After not playing in 2020-21, Beck made his OHL debut with Mississauga and put up 21 goals and 30 assists in 68 games. He added a goal and five assists in 10 playoff games. This came after he was a point-per-game player at the U15 and U16 levels.

Beck was a second-round pick, 29th overall, in the 2020 OHL Draft.

Mitch Brown’s Tracking Project

When you look at the numbers, Beck is a player who drives play. Although his scoring numbers are not the highest, he gets high marks for his passing, his zone entries, and his puck retrievals. In short, he does the things that help you win hockey games.

Ideally, you would probably like his production to be higher, but that’s why he’s being talked about at the tail end of the first round rather than the high end. He’s earned his reputation as a solid two-way player who is great defensively.

His transition game runs through his above average skating. His speed helps him attack defenders and either have them have to give him room, or he just shows an ability to skate past them.

He’s incredibly smart. Scouts rave about his hockey sense and it is the main reason he is being talked about as a potential first-round pick. His smarts don’t only apply to the ice as he was also the OHL’s Scholastic Player of the Year.

Defensively, he is always looking for the right play, and his relentlessness allows him to force a ton of turnovers which plays right into his great transition game. He’s also pretty physical and doesn’t shy away from using his body to make plays. He’s not going to crush guys in open ice, but he’s going to try and take the puck from you.

He also doesn’t cheat to create offence. When he’s in the defensive zone, he’s focused on stopping the other team, but when he creates that turnover, or his team gets possession, he makes himself available for the outlet pass and more likely than not enters the opposing zone with control.

One of the most intriguing parts of his game is in the faceoff circle. Beck won 817 (60.6%) of his 1348 faceoffs this season in the OHL, well ahead of anyone else who took at least 500 faceoffs in the league. In fact, to find someone who won a higher percentage of their faceoffs you have to go to Tye Kartye who won 62.3 of his 453 faceoffs, almost 1000 fewer than Beck.

When you consider he was a rookie in the league, and may not have had the knowledge of the players he was going up against, that makes it even more impressive. Only five players took more faceoffs than Beck in the regular season.

Despite not being the most offensively-gifted player, Beck does have quite a good shot. He can get it off quickly, and accurately. He likely won’t be winning any goal scoring titles, but it can be a weapon for him.
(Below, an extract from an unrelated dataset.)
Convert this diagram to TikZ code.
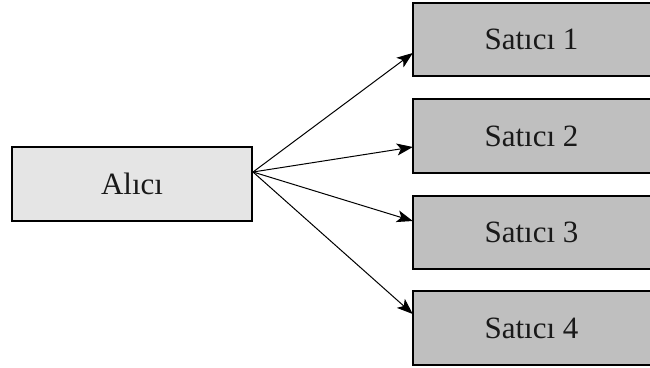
\documentclass[tikz,border=0pt]{standalone}
\usepackage{fontspec}
\setmainfont{Liberation Serif}
\usetikzlibrary{arrows.meta}
\begin{document}
\begin{tikzpicture}[x=1pt,y=-1pt,
  lbl/.style={font=\fontsize{31}{37}\selectfont, text=black!90},
  buyer/.style={rectangle, draw=black, line width=2pt, fill=black!10, minimum width=240pt, minimum height=74pt, inner sep=0pt, lbl},
  seller/.style={rectangle, fill=black!25, minimum width=237pt, minimum height=73pt, inner sep=0pt, lbl},
  sellerframe/.style={draw=black, line width=2pt, line cap=rect},
  conn/.style={line width=1pt, -{Stealth[length=16pt,width=12pt,inset=4pt]}}]
\useasboundingbox (0,0) rectangle (650,367);
\node[buyer] (a) at (132,184) {Alıcı};
\node[seller] (s1) at (531.5,39.5) {Satıcı 1};
\node[seller] (s2) at (531.5,136) {Satıcı 2};
\node[seller] (s3) at (531.5,232.5) {Satıcı 3};
\node[seller] (s4) at (531.5,328) {Satıcı 4};
\foreach \s in {s1,s2,s3,s4}{
  \draw[sellerframe] (\s.north east) -- (\s.north west) -- (\s.south west) -- (\s.south east);
}
\coordinate (src) at ([yshift=12pt]a.east);
\draw[conn] (src) -- ([yshift=-13.5pt]s1.west);
\draw[conn] (src) -- ([yshift=-11pt]s2.west);
\draw[conn] (src) -- ([yshift=11.5pt]s3.west);
\draw[conn] (src) -- ([yshift=14pt]s4.west);
\end{tikzpicture}
\end{document}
His playmaking can be seen as a weakness. He hasn’t shown the skill to make plays on a consistent basis, which is fine because he does everything else so well. He loves to make give and go plays with teammates, and so it may be something that improves as he plays with better teammates and develops chemistry with them.

Rankings

Elite Prospects: #21
McKeen’s: #33
Bob McKenzie (TSN): #39*
NHL Central Scouting: #10 (North American Skaters)
Corey Pronman (The Athletic) #28
Scott Wheeler (The Athletic): #46
Draft Prospect Hockey: #36
Hockey Prospect: #39*
Craig Button: #46*

* = not final ranking

The biggest knock on Beck when it comes to his lower rankings is simply his production and his offensive upside. How you view his offensive potential can basically be the difference between a ceiling of a second-line centre or a shut-down bottom-six one and it is the one characteristic that depends where people have him ranked.

If this sounds a little like Shane Wright, you may be on to something. The offensive skill, production, and upside in Beck is nowhere near Wright’s but, again, that’s why we’re talking about him as a potential first-round pick rather than the potential first overall pick. If you scale down the projection significantly, you have a pretty similar outlook. A high-floor player who does many things right and will likely help a really good team in the future.
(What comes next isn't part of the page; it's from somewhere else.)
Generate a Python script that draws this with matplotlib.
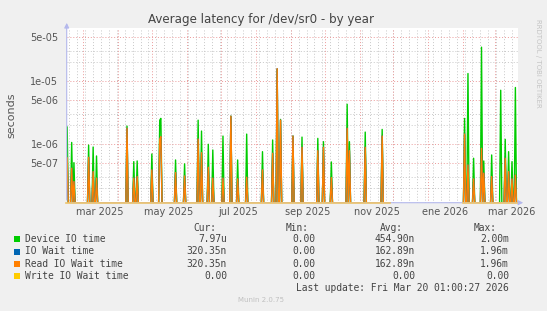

Elite Prospects compares his game to Anthony Cirelli, and that’s a pretty good fit because, well, there’s a good chance that he’s a player that will be taken late in the first round, and in a few years everyone is watching the Tampa Bay Lightning in the Stanley Cup Final wondering how in the world the other 30 or 31 teams let them get away with it again. And, yes, Tampa Bay does have their 2022 first-round pick.

In all seriousness, he’s the perfect example of how good teams drafting at the tail end of the first-round can churn out really good players. Teams picking higher in the draft may be scared off by the offensive upside (or more intrigued by the upside of others), but there’s a ton of value in players like Beck.

He’s absolutely a viable candidate in the second half of the first-round, and if he doesn’t get picked there, there’s a chance he may just be the player teams are calling the Montreal Canadiens for at the start of the draft’s second day.